Bagi Sarekat Islam Semarang kenyataan itu menjadi alasan bagi mereka untuk mengungkapkan ketidakpuasan dan ketidapercayaan kepada pemerintah.
Hal lain yang membuat Sarekat Islam Semarang begitu revolusioner adalah kenyataan bahwa saat itu angka kematian di Semarang cukup tinggi karena wabah pes.
Sarekat Islam memprotes pemerintah Kota Praja Semarang yang bertindak tidak bijaksana dan memperlakukan masyarakat secara sewenang-wenang.
“Bagi kalangan rakyat jelata yang buta huruf dan miskin, situasi 1917 di Semarang itu membuat keadaan masak untuk gerakan-gerakan radikal revolusioner dari Semaoen dan kawan-kawanya,” ujar Gie.
Keadaan buruk yang terjadi pada 1917 sampai 1918 tidak disangkal oleh kelompok pergerakan di Indonesia maupun Belanda.
Seorang komunis Belanda sekaligus Ketua Indische Social Democratische Vereniging (ISDV), Henk Sneevliet, melihat realitas itu dengan konsep marxisme.
Cara pandangnya itu memengaruhi sekelompok anak muda di Sarekat Islam Semarang saat itu seperti Semaoen maupun Darsono.
Bahkan anak muda di Sarekat Islam yang berada di kota lain juga terpengaruh, seperti Alimin dan Muso yang berada di Jakarta maupun H Misbach yang ada di Solo.
“Dari Sneeliet-lah mereka belajar menggunakan analisis Marxistis untuk memahami realita sosial yang dialami. Mereka berpendapat, sebab dari kesengsaraan rakyat Indonesia adalah struktur kemasyarakatan yang ada, yaitu struktur masyarakat tanah jajahan yang diperas kaum kapitalis,” tulis Gie.

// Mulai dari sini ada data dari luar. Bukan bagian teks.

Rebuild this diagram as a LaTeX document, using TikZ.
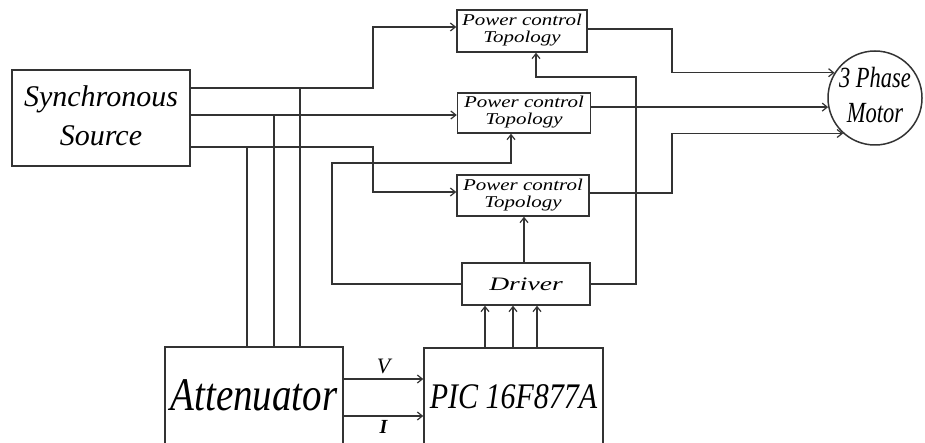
\documentclass[tikz,border=0pt]{standalone}
\usepackage{fontspec}
\setmainfont{Liberation Serif}
\usepackage{graphicx}
\usetikzlibrary{arrows.meta}
\definecolor{ln}{HTML}{333333}
\newcommand{\pctext}{\scalebox{1.27}[1]{\fontsize{16.5}{17}\selectfont\begin{tabular}{@{}c@{}}Power control\\Topology\end{tabular}}}
\begin{document}
\begin{tikzpicture}[x=1pt,y=-1pt,
  box/.style={draw=ln,line width=1.5pt,rectangle,inner sep=0pt,font=\itshape,align=center},
  wire/.style={draw=ln,line width=1.5pt},
  arr/.style={wire,-{Straight Barb[length=5pt,width=8pt,line width=1.2pt]}}]
\useasboundingbox (0,0) rectangle (925,443);
\clip (0,0) rectangle (925,443);

% boxes
\node[box,minimum width=178pt,minimum height=96pt] (src) at (101,118)
  {\fontsize{30}{39}\selectfont\begin{tabular}{@{}c@{}}Synchronous\\Source\end{tabular}};
\node[box,minimum width=130pt,minimum height=42pt] (pct1) at (522,31) {\pctext};
\node[box,minimum width=133pt,minimum height=40pt] (pct2) at (524,113) {\pctext};
\node[box,minimum width=132pt,minimum height=41pt] (pct3) at (523,195.5) {\pctext};
\node[box,minimum width=128pt,minimum height=42pt] (drv) at (526,284)
  {\scalebox{1.45}[1]{\fontsize{19}{19}\selectfont Driver}};
\node[box,minimum width=178pt,minimum height=100pt] (att) at (254,397)
  {\raisebox{3pt}{\scalebox{1}[1.2]{\fontsize{39}{39}\selectfont Attenuator}}};
\node[box,minimum width=179pt,minimum height=98pt] (pic) at (513.5,397)
  {\scalebox{1}[1.2]{\fontsize{30}{30}\selectfont PIC 16F877A}};
\node[box,circle,minimum size=94pt,inner sep=-12pt] (motor) at (875,98)
  {\scalebox{1}[1.3]{\fontsize{22.5}{27}\selectfont\begin{tabular}{@{}c@{}}3 Phase\\Motor\end{tabular}}};

% source outputs
\draw[arr] (src.east |- 0,88) -- (373,88) -- (373,27) -- (pct1.west |- 0,27);
\draw[arr] (src.east |- 0,115) -- (pct2.west |- 0,115);
\draw[arr] (src.east |- 0,147) -- (373,147) -- (373,192) -- (pct3.west |- 0,192);
% taps to attenuator
\draw[wire] (300,88) -- (att.north -| 300,0);
\draw[wire] (274,115) -- (att.north -| 274,0);
\draw[wire] (247,147) -- (att.north -| 247,0);

% driver feedback
\draw[arr] (drv.west) -- (332,284) -- (332,163) -- (511,163) -- (pct2.south -| 511,0);
\draw[arr] (drv.east) -- (636,284) -- (636,77) -- (536,77) -- (pct1.south -| 536,0);
\draw[arr] (drv.north -| 524,0) -- (pct3.south -| 524,0);

% pic to driver
\draw[arr] (pic.north -| 485,0) -- (drv.south -| 485,0);
\draw[arr] (pic.north -| 513,0) -- (drv.south -| 513,0);
\draw[arr] (pic.north -| 537,0) -- (drv.south -| 537,0);

% attenuator to pic
\draw[arr] (att.east |- 0,379) -- node[above=1pt,font=\itshape\fontsize{22}{22}\selectfont] {V} (pic.west |- 0,379);
\draw[arr] (att.east |- 0,416) -- node[below=0pt,font=\bfseries\itshape\fontsize{20}{20}\selectfont] {I} (pic.west |- 0,416);

% outputs to motor
\draw[arr] (pct1.east |- 0,29) -- (672,29) -- (672,0 |- motor.148) -- (motor.148);
\draw[arr] (pct2.east |- motor.191) -- (motor.191);
\draw[arr] (pct3.east |- 0,193) -- (672,193) -- (672,0 |- motor.228) -- (motor.228);
\end{tikzpicture}
\end{document}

Baca juga: Sneevliet, Pembisik Semaoen Ketua PKI Pertama Saat Menghimpun Massa di Semarang
Pada Kongres kedua Central Sarekat Islam (CSI) yang diikuti utusan Sarekat Islam di seluruh Indonesia, Semaoen dan kawan-kawannya pun memengaruhi dan menyebarkan ideologi marxisme untuk memperbaiki sistem sosial.
Sebagian ada yang sepakat dengan konsep marxisme yang ditawarkan Semaoen, namun sebagian lagi menolaknya. Salah satu tokoh yang keras menolak ide Semaoen itu adalah Abdoel Moeis.
Setelah kongres itu selesai, Sarekat Islam Semarang pun mulai mengadakan serangkaian aksi untuk memperjuangkan cita-citanya.